I've spent the past few days trying to fit my brain back into normal life mold. I've been to class. I've written poems and fiction. I haven't written any intros or outros, and I definitely haven't spent hours staring at FinalCut and trying to condense 20 minutes of footage into 75 seconds of story.
I haven't had any condensed milk or savory crepes, and I haven't walked 10 miles or been through security three times in the span of an hour.
I ate in the caf and then resorted to Tastebuds pizza for dinner and fell asleep before 3 a.m. and didn't sprawl across Meredith and Ashley's beds with the rest of the team.
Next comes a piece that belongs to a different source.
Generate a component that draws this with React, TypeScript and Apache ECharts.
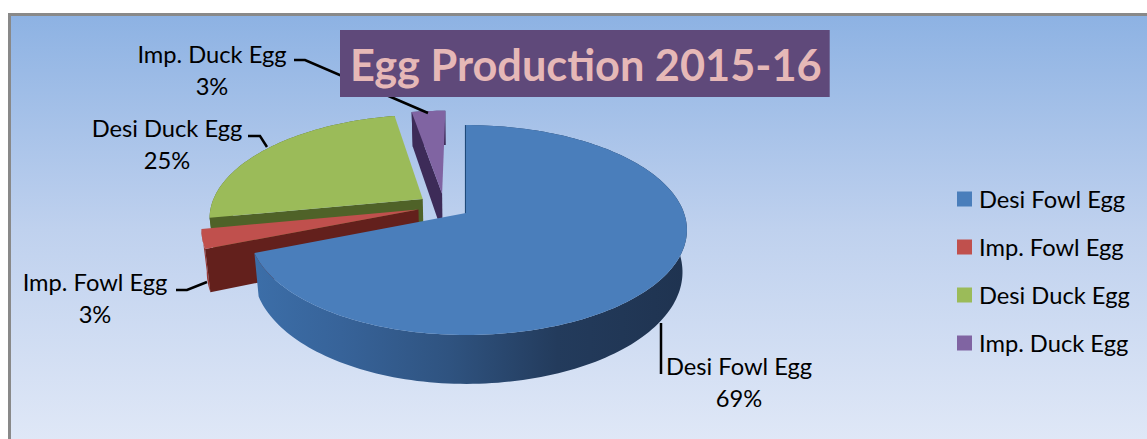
import React, { useEffect, useRef } from "react";
import * as echarts from "echarts";

const categories = ["Desi Fowl Egg", "Imp. Fowl Egg", "Desi Duck Egg", "Imp. Duck Egg"];
const shares = [69, 3, 25, 3];
const titleText = "Egg Production 2015-16";

const topColors = ["#4a7ebb", "#c0504d", "#9bbb59", "#8064a2"];
const wallColors = ["#2d4f76", "#9a3a37", "#4f6228", "#3d2b58"];
const radialColors = ["#2a5485", "#63201c", "#4f6228", "#3d2b58"];
const drawOrder = [30, 20, 5, 10];
const labelBoxes = [
  { x: 739, y: 366 },
  { x: 95, y: 282 },
  { x: 167, y: 128 },
  { x: 212, y: 54 },
];
const leaderLines = [
  [[661, 323], [661, 374]],
  [[176, 290], [187, 290], [207, 282]],
  [[248, 136], [260, 136], [267, 147]],
  [[294, 60], [305, 60], [428, 113]],
];

const FONT = "Lato";
const CX = 466, CY = 213, RX = 218, RX_LEFT = 214, RY = 102.2, PERSP = 0.162, EXPLODE = 0.125, DEPTH = 41, BOTTOM_SCALE = 0.98;
const total = shares.reduce((a, b) => a + b, 0);

function sliceAngles(i: number) {
  let s = 0;
  for (let k = 0; k < i; k++) s += shares[k];
  const a0 = (s / total) * Math.PI * 2;
  const a1 = ((s + shares[i]) / total) * Math.PI * 2;
  return [a0, a1];
}
const blueMid = (sliceAngles(0)[0] + sliceAngles(0)[1]) / 2;
// pie centre in plane coordinates, with the first slice's apex at the origin
const PX = -EXPLODE * Math.sin(blueMid);
const PY = -EXPLODE * Math.cos(blueMid);

function project(X: number, Y: number, bottom: boolean) {
  const w = 1 + PERSP * Y;
  const sx = ((X >= 0 ? RX : RX_LEFT) * X) / w;
  const sy = (-RY * Y) / w;
  if (!bottom) return [CX + sx, CY + sy];
  return [CX + sx * BOTTOM_SCALE, CY + sy + DEPTH / w];
}

function renderSlice(i: number) {
  return () => {
    const [a0, a1] = sliceAngles(i);
    const mid = (a0 + a1) / 2;
    const ox = PX + EXPLODE * Math.sin(mid);
    const oy = PY + EXPLODE * Math.cos(mid);
    const n = Math.max(4, Math.ceil((a1 - a0) * 40));
    const arc = (bottom: boolean) => {
      const pts: number[][] = [];
      for (let k = 0; k <= n; k++) {
        const a = a0 + ((a1 - a0) * k) / n;
        pts.push(project(ox + Math.sin(a), oy + Math.cos(a), bottom));
      }
      return pts;
    };
    const topArc = arc(false);
    const botArc = arc(true);
    const apexT = project(ox, oy, false);
    const apexB = project(ox, oy, true);
    const wallFill = i === 0
      ? new echarts.graphic.LinearGradient(255, 0, 687, 0, [
          { offset: 0, color: "#3c6ea8" },
          { offset: 0.2, color: "#376399" },
          { offset: 0.45, color: "#2f5380" },
          { offset: 0.7, color: "#233b5c" },
          { offset: 1, color: "#1f3350" },
        ], true)
      : wallColors[i];
    const children: any[] = [
      { type: "polygon", shape: { points: [...topArc, ...botArc.slice().reverse()] }, style: { fill: wallFill } },
    ];
    if (i === 0) {
      children.push({ type: "line", shape: { x1: topArc[0][0] - 0.5, y1: topArc[0][1], x2: apexT[0] - 0.5, y2: apexT[1] + 3 }, style: { stroke: "#1f4a7a", lineWidth: 1.2 } });
    } else {
      children.push({ type: "polygon", shape: { points: [apexT, topArc[0], botArc[0], apexB] }, style: { fill: radialColors[i] } });
    }
    children.push({ type: "polygon", shape: { points: [apexT, ...topArc] }, style: { fill: topColors[i] } });
    // leader and label are drawn from the same data row
    children.push({ type: "polyline", shape: { points: leaderLines[i] }, style: { stroke: "#000000", lineWidth: 2.5, fill: "none" } });
    children.push({
      type: "text",
      style: {
        x: labelBoxes[i].x,
        y: labelBoxes[i].y - 16,
        text: `${categories[i]}\n${shares[i]}%`,
        align: "center",
        verticalAlign: "top",
        fontFamily: FONT,
        fontSize: 23.7,
        lineHeight: 32,
        fill: "#000000",
      },
    });
    return { type: "group", children };
  };
}

export default function App() {
  const ref = useRef<HTMLDivElement>(null);
  useEffect(() => {
    const chart = echarts.init(ref.current!, null, { renderer: "svg" });
    chart.setOption({
      animation: false,
      color: topColors,
      backgroundColor: "#ffffff",
      title: {
        text: titleText,
        left: 340,
        top: 30,
        padding: [9, 8, 9, 10],
        backgroundColor: "#5f497a",
        textStyle: { color: "#e6b8b7", fontFamily: FONT, fontWeight: "bold", fontSize: 43.3, lineHeight: 49 },
        z: 20,
      },
      legend: {
        data: categories,
        orient: "vertical",
        left: 952,
        top: 182,
        itemWidth: 15,
        itemHeight: 15,
        itemGap: 24,
        icon: "rect",
        selectedMode: false,
        textStyle: { fontFamily: FONT, fontSize: 23.7, lineHeight: 24, color: "#000000", padding: [0, 0, 0, 2] },
      },
      graphic: [
        {
          type: "rect",
          z: -10,
          silent: true,
          shape: { x: 9.5, y: 14.5, width: 1200, height: 430 },
          style: {
            fill: { type: "linear", x: 0, y: 0, x2: 0, y2: 1, colorStops: [
              { offset: 0, color: "#8db2e3" },
              { offset: 0.5, color: "#bfd1ee" },
              { offset: 1, color: "#e0e8f7" },
            ] },
            stroke: "#898989",
            lineWidth: 3,
          },
        },
      ],
      series: categories.map((name, i) => ({
        type: "custom",
        name,
        coordinateSystem: "none",
        z: drawOrder[i],
        silent: true,
        itemStyle: { color: topColors[i] },
        data: [shares[i]],
        renderItem: renderSlice(i),
      })),
    });
    return () => chart.dispose();
  }, []);
  return <div ref={ref} style={{ position: "absolute", left: 0, top: 0, width: 1147, height: 439 }} />;
}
I read 60 pages of Moby Dick and started planning the news section of the Collegian and went to small group and had study dates and lunch dates with friends. I went to Solomon's Porch and spent two hours staring at the coffee shop and feeling like I was in the universe again.
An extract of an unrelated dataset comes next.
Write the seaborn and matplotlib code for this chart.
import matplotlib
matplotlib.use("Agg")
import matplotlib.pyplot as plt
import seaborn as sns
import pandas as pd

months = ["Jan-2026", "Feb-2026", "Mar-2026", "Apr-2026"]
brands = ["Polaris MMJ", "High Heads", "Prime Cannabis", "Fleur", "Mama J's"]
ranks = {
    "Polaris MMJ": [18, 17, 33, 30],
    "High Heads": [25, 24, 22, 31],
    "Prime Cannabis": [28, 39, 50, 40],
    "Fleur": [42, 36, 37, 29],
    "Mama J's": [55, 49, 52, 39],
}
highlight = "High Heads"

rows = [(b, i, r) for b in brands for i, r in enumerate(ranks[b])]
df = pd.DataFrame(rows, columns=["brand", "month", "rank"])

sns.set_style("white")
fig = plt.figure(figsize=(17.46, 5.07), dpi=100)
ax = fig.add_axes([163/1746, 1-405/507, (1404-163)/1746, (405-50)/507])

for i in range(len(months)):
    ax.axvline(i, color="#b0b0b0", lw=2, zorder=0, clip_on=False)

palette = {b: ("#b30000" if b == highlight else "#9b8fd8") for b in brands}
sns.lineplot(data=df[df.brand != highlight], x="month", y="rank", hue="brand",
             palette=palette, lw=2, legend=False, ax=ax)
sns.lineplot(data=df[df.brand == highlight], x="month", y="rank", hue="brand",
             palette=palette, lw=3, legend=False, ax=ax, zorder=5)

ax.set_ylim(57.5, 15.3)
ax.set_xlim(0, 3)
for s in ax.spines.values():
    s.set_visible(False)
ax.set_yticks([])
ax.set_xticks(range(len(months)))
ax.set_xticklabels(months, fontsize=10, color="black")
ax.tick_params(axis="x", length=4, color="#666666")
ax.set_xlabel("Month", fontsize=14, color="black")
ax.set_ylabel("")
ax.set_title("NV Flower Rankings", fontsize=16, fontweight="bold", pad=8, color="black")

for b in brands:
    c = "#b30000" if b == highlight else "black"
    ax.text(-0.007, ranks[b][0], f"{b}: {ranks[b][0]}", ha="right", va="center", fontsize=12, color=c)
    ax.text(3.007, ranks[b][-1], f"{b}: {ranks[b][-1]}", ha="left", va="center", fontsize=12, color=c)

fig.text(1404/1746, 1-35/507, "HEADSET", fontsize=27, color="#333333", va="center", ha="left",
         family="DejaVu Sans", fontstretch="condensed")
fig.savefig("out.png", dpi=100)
The universe is very wide and has wide streets and candy blue skies. The universe has lots of familiar faces and at least 7 things I'm trying to read at once. The universe is messy and very solitary, but the land of my dreams is full of constant presence and a mattress on the floor and video equipment sprawled across a room and crepes every day and it's warm verging on hot and it's unreachable.
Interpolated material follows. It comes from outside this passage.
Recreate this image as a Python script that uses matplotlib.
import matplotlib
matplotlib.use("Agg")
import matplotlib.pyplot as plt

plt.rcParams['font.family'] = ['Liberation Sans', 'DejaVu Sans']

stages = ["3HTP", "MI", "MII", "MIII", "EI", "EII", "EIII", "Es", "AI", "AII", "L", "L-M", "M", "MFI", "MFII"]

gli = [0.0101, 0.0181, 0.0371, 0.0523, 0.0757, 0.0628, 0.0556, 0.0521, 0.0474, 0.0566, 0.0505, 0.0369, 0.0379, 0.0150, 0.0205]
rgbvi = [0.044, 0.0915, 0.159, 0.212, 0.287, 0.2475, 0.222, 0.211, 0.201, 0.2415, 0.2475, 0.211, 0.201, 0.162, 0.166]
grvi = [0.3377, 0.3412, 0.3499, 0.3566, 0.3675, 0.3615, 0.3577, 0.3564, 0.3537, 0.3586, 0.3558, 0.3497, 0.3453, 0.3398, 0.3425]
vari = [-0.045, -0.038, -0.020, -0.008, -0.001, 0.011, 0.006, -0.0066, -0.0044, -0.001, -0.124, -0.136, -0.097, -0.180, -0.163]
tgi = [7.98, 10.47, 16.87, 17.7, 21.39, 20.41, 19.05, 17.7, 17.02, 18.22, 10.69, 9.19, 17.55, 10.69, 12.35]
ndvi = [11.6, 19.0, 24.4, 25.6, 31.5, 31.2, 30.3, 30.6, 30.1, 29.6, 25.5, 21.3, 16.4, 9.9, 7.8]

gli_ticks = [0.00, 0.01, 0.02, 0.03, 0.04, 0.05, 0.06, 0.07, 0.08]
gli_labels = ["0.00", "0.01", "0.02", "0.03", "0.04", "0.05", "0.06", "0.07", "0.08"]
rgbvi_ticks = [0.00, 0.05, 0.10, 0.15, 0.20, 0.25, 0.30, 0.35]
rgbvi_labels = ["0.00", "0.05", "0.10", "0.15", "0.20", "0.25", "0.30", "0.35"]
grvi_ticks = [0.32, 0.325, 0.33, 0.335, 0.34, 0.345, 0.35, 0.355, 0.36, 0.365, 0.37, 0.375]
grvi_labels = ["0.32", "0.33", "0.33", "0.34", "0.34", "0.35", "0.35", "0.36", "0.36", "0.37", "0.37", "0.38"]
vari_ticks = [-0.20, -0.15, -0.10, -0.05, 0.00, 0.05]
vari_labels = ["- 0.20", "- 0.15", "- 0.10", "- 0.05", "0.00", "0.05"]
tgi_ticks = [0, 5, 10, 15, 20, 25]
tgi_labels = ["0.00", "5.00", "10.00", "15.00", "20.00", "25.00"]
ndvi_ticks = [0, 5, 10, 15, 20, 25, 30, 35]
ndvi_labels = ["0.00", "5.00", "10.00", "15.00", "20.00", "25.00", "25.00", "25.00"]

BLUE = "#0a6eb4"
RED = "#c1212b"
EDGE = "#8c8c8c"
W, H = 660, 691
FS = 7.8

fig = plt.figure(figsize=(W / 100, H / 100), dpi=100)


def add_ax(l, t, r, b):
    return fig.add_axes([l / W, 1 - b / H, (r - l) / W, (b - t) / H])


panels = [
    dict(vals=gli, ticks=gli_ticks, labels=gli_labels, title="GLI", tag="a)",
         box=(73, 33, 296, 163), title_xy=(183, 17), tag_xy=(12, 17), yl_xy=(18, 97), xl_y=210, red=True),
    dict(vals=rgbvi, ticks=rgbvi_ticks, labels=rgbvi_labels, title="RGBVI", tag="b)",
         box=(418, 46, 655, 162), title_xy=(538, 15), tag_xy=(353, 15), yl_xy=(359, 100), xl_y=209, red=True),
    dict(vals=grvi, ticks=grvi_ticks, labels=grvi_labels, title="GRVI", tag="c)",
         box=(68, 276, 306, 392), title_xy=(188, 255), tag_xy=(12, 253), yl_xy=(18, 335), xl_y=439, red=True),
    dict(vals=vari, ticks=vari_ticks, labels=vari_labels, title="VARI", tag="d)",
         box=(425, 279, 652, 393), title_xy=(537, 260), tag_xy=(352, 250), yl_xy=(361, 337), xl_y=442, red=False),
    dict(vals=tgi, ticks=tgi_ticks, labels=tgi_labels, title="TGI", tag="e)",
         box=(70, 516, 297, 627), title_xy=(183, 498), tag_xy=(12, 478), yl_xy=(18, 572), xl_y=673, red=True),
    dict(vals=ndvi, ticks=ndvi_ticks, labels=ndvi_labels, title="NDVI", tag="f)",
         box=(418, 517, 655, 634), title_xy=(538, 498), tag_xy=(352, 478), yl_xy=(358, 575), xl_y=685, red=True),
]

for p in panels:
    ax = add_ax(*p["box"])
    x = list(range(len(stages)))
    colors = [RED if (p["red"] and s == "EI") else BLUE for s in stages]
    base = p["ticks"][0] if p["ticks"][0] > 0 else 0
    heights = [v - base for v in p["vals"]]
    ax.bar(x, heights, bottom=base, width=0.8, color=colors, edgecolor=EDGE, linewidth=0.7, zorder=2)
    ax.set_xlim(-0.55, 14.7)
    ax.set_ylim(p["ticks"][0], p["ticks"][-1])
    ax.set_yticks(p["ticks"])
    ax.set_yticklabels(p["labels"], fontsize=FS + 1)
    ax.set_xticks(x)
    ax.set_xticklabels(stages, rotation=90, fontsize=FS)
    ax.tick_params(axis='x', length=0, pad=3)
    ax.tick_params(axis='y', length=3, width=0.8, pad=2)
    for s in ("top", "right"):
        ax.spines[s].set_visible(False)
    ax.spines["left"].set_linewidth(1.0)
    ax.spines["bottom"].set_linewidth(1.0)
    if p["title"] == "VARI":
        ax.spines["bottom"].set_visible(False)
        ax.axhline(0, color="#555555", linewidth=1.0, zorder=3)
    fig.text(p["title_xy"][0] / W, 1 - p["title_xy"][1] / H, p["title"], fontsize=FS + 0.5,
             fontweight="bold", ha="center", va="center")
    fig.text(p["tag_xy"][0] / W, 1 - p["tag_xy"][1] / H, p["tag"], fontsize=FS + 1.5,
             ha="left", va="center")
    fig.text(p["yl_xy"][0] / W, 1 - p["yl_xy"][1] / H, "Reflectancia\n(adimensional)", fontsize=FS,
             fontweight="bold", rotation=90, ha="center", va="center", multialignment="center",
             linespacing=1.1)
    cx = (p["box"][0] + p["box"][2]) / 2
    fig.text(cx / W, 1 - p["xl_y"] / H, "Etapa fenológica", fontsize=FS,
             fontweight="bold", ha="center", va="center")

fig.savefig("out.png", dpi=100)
It's gone. It happened, it ended, it's finished, it exists only in my memory and the pictures I'll flip through for the rest of my life. It exists in the friendships that deepened over the week and a half in Sochi. It exists in the articles floating across the Internet that have my name on them. It exists in the reunions we'll have and the inside jokes I'll make to people who have no idea what I'm talking about.
I'm trying to reshape my brain to fit the universe again, but today it's rebelling and springing into the shape of my dream and I'm wondering why things have to end. Why can't dreams last forever and reality take a bow, retreat behind the curtain and stay where it doesn't have to bother anyone.
Okay, so maybe tomorrow I'll be glad to be a functioning member of the universe, but today let's let the brain reshaping take a rest and watch The Big Bang Theory.